- DVD cover
- Directed by: R. Suresh Varma
- Written by: R. Suresh Varma Marudhuri Raja (dialogues)
- Produced by: Y. Suresh
- Starring: Srikanth Vadde Naveen Sridevi
- Cinematography: Bhoopathy
- Edited by: Gautham Raju
- Music by: Chakri
- Production company: Viswak Movies
- Release date: 8 December 2006;
- Country: India
- Language: Telugu

= Aadi Lakshmi =

Aadi Lakshmi is a 2006 Indian Telugu language romantic thriller film directed by R. Suresh Varma. It starred Srikanth, Vadde Naveen and Sridevi. The film is a remake of the Hindi film Deewangee (2002).

== Cast ==

- Srikanth as Aadi / Shankar
- Vadde Naveen as Lakshmi Prasad
- Sridevi as Surekha
- Poornima as Poornima
- Babloo Prithiveeraj
- Sudha as Lakshmi Prasad
- Nutan Prasad as Judge
- Mallikarjuna Rao as Malli
- Naramalli Sivaprasad
- Sivaji Raja as police inspector
- Ali
- Uttej as police constable
- Abhinayasri as police inspector
- Jenny as doctor
- Vijaya Ranga Raju as doctor
- Raghunatha Reddy
- Kadambari Kiran
- Sana
- Raghu Babu
- Lakshmipati
- Tirupathi Prakash
- Chakri (Cameo appearance)

== Production ==
The film is directed by R. V. Suresh, who previously directed Sivayya and Manasichi Choodu with Vadde Naveen under the name of Suresh Varma.

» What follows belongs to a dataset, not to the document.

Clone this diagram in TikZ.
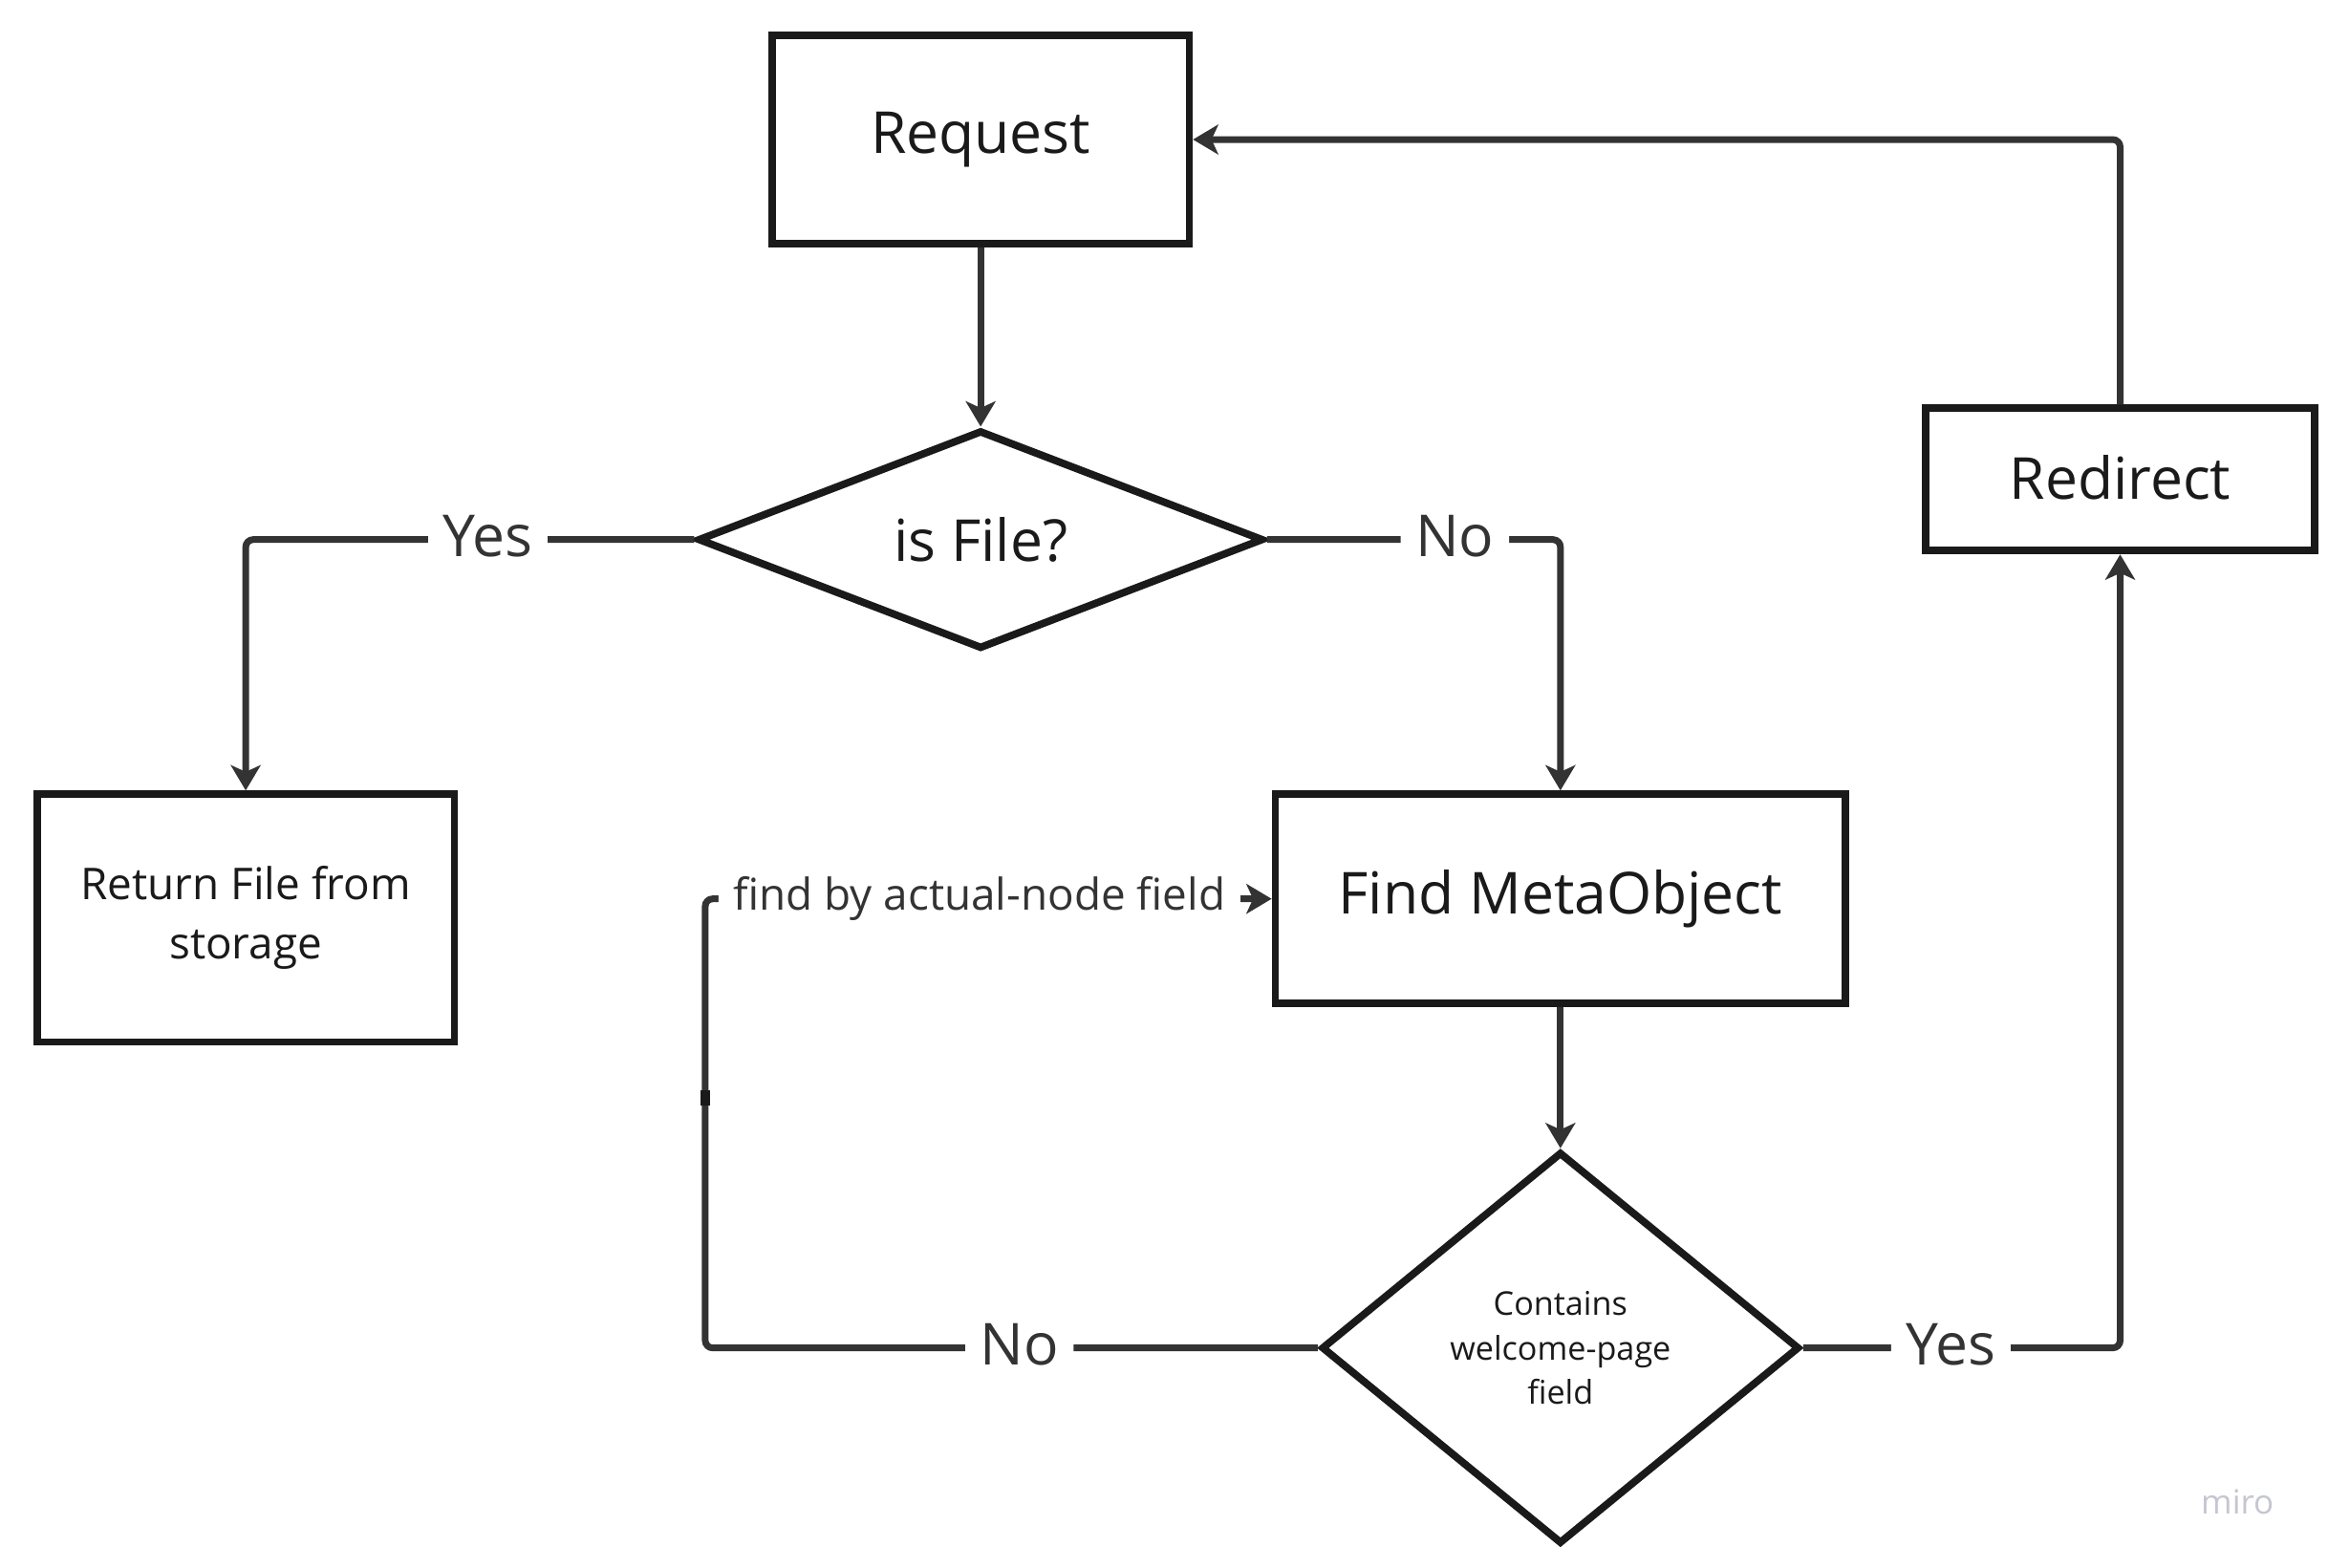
\documentclass[tikz,border=0pt]{standalone}
\usepackage{fontspec}
\setmainfont{Open Sans}
\usetikzlibrary{shapes.geometric,arrows.meta}
\definecolor{boxc}{HTML}{1A1A1A}
\definecolor{linec}{HTML}{333333}
\definecolor{miroc}{HTML}{C5C6D2}
\begin{document}
\begin{tikzpicture}[x=1pt,y=-1pt,
  box/.style={draw=boxc, line width=5pt, fill=white, rectangle, inner sep=0pt, text=boxc, align=center},
  dia/.style={draw=boxc, line width=5pt, fill=white, diamond, inner sep=0pt, text=boxc, align=center},
  conn/.style={draw=linec, line width=4.5pt, rounded corners=5pt, -{Stealth[length=17pt,width=20pt,inset=4.5pt]}},
  lbl/.style={fill=white, text=linec, inner xsep=10pt, inner ysep=2pt, yshift=2.5pt, font=\fontsize{39}{46}\selectfont},
  flbl/.style={fill=white, text=linec, inner xsep=10pt, inner ysep=2pt, font=\fontsize{29.5}{36}\selectfont},
  big/.style={font=\fontsize{39}{46}\selectfont}]
\useasboundingbox (0,0) rectangle (1568,1056);
\fill[white] (0,0) rectangle (1568,1056);

\node[box, big, minimum width=281pt, minimum height=140pt] (req) at (660.5,94) {Request};
\node[dia, big, minimum width=381pt, minimum height=143pt] (isf) at (660.5,363.5) {is File?};
\node[box, font=\fontsize{29.5}{40}\selectfont, minimum width=281pt, minimum height=167pt] (ret) at (165.5,618.5) {Return File from\\storage};
\node[box, big, minimum width=384pt, minimum height=141pt] (find) at (1051,605.5) {Find MetaObject};
\node[dia, font=\fontsize{22}{30}\selectfont, minimum width=322pt, minimum height=264pt] (cont) at (1051,908) {Contains\\welcome-page\\field};
\node[box, big, minimum width=262pt, minimum height=96pt] (redir) at (1428,323) {\raisebox{2.5pt}{Redirect}};

\coordinate (c1) at (475,908);

\draw[conn] (req.south) -- (isf.north);
\draw[conn] (isf.west) -| node[lbl,pos=0.23]{Yes} (ret.north);
\draw[conn] (isf.east) -| node[lbl,pos=0.32]{No} (find.north);
\draw[conn] (find.south) -- (cont.north);
\draw[conn] (cont.west) -- node[lbl,pos=0.487]{No} (c1) -- (c1 |- find.west) -- node[flbl,pos=0.484]{find by actual-node field} (find.west);
\draw[conn] (cont.east) -| node[lbl,pos=0.233]{Yes} (redir.south);
\draw[conn] (redir.north) |- (req.east);

\fill[boxc] (471.5,734.5) rectangle (478.5,744.5);

\node[text=miroc, font=\fontsize{22.5}{26}\selectfont] (miro) at (1507,1012) {miro};
\end{tikzpicture}
\end{document}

The hospital scenes were shot at the Nanakramguda Cine Village, Hyderabad and the climax was shot at the Stock Market in Somajiguda, Hyderabad.

== Soundtrack ==
The music is composed by Chakri.
- "Love U Lolly Pop" – Chakri, Kousalya
- "Naa Cell Phone" – Kousalya, Ravi Verma
- "Intakalamu" – Venu, Sudha
- "Dole Dole" – Ranjith, Suchitra
- "Rojuko Muddu" – Shreya Ghoshal
- "Jil Jil Prema" – Vedala Hemachandra, Kousalya

== Reception ==
Kishore from Nowrunning opined that "The plot is good. But possessiveness of Srikanth could have been shown more vividly. There are a few loose ends like Vadde Naveen getting away from an accident scratch free. He [sic] climax could have been made more interesting". Film critic B. Anuradha opined that "His [R. V. Suresh's] disjointed and repetitive screenplay dilutes the interesting point, over which he perhaps wanted to provoke a discussion" but praised Srikanth's performance.